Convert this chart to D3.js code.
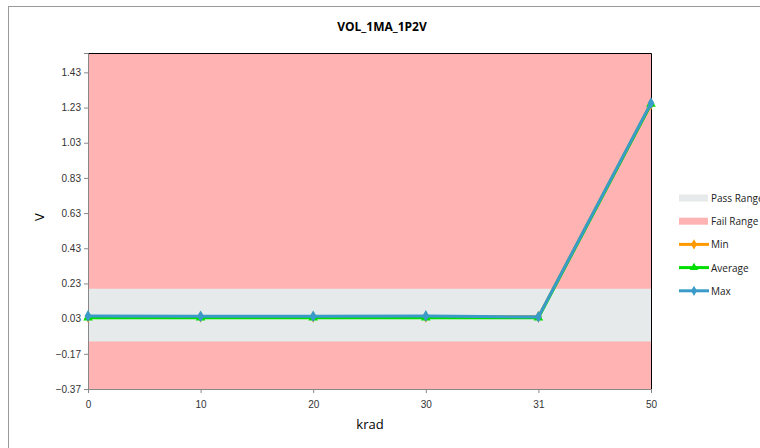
# # # #
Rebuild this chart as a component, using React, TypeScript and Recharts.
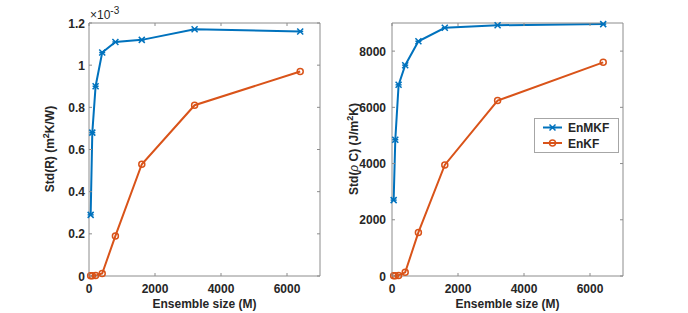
# # # #
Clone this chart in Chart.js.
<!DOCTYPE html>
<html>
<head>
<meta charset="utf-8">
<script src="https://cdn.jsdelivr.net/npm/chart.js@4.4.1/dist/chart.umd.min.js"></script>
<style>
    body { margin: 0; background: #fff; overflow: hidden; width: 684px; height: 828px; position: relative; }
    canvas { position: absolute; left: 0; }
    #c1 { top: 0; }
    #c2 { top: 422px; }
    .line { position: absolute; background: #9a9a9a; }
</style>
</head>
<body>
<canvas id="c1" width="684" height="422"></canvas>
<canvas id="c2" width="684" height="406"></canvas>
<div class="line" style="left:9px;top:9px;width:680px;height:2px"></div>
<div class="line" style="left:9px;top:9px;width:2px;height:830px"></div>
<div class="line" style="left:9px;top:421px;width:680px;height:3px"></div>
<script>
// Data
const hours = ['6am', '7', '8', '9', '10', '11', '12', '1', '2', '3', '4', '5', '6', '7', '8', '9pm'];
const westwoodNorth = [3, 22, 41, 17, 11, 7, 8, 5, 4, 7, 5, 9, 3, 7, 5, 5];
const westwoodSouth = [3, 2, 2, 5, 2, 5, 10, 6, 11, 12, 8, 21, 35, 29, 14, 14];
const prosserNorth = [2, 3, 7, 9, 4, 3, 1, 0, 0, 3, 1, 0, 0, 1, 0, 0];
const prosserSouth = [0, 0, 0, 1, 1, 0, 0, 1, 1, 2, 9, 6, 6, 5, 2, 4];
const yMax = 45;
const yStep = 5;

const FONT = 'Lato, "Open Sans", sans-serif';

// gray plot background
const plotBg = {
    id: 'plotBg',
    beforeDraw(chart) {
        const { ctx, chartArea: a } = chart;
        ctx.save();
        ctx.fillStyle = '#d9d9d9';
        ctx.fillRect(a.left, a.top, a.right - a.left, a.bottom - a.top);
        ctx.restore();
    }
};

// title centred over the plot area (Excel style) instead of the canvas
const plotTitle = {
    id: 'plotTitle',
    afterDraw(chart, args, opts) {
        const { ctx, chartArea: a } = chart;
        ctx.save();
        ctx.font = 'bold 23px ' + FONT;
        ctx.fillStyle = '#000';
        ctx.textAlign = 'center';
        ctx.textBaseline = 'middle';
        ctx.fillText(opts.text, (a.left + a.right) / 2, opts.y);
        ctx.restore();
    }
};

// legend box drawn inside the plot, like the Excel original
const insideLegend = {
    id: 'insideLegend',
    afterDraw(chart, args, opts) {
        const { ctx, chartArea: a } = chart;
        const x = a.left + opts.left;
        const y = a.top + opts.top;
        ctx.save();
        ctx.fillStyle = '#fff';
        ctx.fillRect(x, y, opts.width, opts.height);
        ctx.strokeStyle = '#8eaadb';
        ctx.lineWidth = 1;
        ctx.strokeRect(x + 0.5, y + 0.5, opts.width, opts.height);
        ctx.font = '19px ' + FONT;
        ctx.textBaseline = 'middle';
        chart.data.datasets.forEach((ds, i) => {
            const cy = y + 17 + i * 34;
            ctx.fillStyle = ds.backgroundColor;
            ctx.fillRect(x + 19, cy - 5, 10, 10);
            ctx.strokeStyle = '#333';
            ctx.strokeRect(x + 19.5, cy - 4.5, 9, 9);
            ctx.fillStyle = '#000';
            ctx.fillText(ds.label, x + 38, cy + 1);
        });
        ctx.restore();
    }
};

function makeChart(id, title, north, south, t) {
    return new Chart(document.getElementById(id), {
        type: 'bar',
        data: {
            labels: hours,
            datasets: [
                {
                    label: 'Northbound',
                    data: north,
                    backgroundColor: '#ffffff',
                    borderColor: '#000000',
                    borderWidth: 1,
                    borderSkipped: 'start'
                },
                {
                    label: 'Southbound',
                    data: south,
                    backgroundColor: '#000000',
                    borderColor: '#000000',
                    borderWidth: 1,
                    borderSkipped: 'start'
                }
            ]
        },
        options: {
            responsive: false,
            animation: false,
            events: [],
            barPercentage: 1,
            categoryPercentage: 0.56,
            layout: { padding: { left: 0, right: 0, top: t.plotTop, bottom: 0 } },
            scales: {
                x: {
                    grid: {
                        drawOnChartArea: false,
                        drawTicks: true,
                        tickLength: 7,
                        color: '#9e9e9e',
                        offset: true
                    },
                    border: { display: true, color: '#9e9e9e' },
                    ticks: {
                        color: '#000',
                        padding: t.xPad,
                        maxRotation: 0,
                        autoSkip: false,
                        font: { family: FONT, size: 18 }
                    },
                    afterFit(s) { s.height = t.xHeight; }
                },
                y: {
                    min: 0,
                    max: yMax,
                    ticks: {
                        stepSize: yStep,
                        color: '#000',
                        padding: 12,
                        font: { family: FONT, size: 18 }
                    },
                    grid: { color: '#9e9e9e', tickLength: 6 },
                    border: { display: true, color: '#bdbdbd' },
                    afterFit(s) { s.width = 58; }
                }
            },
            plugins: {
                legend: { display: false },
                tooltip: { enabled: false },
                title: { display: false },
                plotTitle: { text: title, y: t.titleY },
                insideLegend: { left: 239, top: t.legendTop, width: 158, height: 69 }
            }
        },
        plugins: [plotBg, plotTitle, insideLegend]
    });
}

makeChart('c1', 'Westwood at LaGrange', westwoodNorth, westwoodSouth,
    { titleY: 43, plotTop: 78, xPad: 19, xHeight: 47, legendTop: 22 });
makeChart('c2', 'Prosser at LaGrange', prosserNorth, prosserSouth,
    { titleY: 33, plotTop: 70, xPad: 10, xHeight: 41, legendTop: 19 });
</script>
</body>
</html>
# # # #
*TASK DETAILS:* Scan the listing above and copy all lines containing the word "this".

*RESPONSE BELOW:*
Convert this chart to D3.js code.
Rebuild this chart as a component, using React, TypeScript and Recharts.
Clone this chart in Chart.js.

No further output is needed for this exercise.